Montreal’s Olympic Stadium hosted two Major League Baseball (MLB) exhibition games this past weekend. They were the first MLB games held in Montreal since 2004, when the Expos – that began in the city in 1969 – were relocated to Washington, DC and became the Nationals. The games did not actually feature the former Expos franchise but, rather, the Toronto Blue Jays and the New York Mets. Still, the games – which drew immense crowds on both Friday night and Saturday afternoon – were widely celebrated and suggested that Montreal could potentially be home to an MLB franchise again in the future.
“Nostalgic” was one of the ways that the weekend games were described. Certainly, having a chance to celebrate and fondly remember the Expos franchise was one of the key selling points of the games. Both Friday night and Saturday afternoon featured ceremonies honouring past players and teams and, in many respects, the game was much more about the Expos than either of the Blue Jays or Mets.
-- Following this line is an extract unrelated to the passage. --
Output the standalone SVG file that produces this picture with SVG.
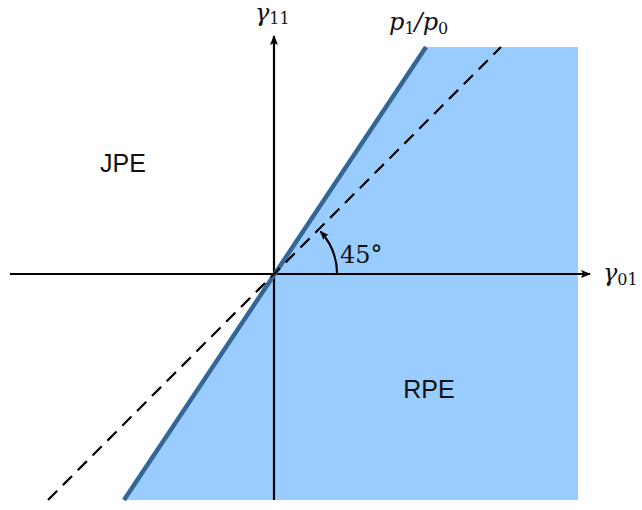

In some circles, the games were dismissed as dewy-eyed sentimentality; a nostalgia for a past that wasn’t particularly great, in a city that – it is suggested – is in perpetual decline. Certainly, there is a case to be made that these games could have been little more than a chance to say goodbye to a long-departed part of the city’s sporting heritage. But, at least from my vantage point, it didn’t seem to be that way. Rather, I was reminded of Philip Moore’s article “Practical Nostalgia and the Critique of Commodification: On the ‘Death of Hockey’ and the National Hockey League.” In it, Moore argues that nostalgia need not just be a sentimental longing for the past, but rather can be used as a roadmap of sorts, of reclaiming a past for some future endeavour. Seemingly, the games this past weekend were almost as much about the future – a city full of confidence, optimism, and (perhaps) another MLB team – as they were about reliving the glory days of the team, its players, and the city. Nostalgia is often used as a pejorative. In Montreal’s case, nostalgia seemed to be a starting point.
Heritage is normally associated with positive legacies – after all, that which we have inherited and wish to pass along to the next generation tend to be positive. That being said, we do inherit negative heritages as well – sometimes unintentionally, though often as a way of “learning from the past.”
Sport certainly has negative heritages. In fact, as my colleague Sean Gammon and I argued back in 2005, one of the benefits of a term like sport heritage (as opposed to, say, just sport nostalgia) is the fact that heritage has the capacity for both the light and the dark. There are, of course, “dark” sport heritage places and events – like the Hillsborough disaster – but, I think, many of the negative sport heritages come from legacies of racism, sexism, violence, and homophobia. Some of these are being actively combated, though many sadly remain.
I got thinking about negative or dark sport heritages today when news of the latest round of PED suspensions in Major League Baseball were announced today. Despite the fact that there are some pretty big names included, I suppose it all seems rather expected. Still, I think back on events like the Ben Johnson scandal in 1988 (and how surprising and shocking it was) and wonder whether we could consider this era of PEDs as a kind of “sport heritage” – albeit one that is negative for a variety of reasons. Johnson certainly wasn’t the first to use PEDs – and the MLB players suspended today won’t be the last – but I wonder how we fit PEDs, their history, use, and the reaction to them (by media, fans, and governing bodies, etc) as “heritage”?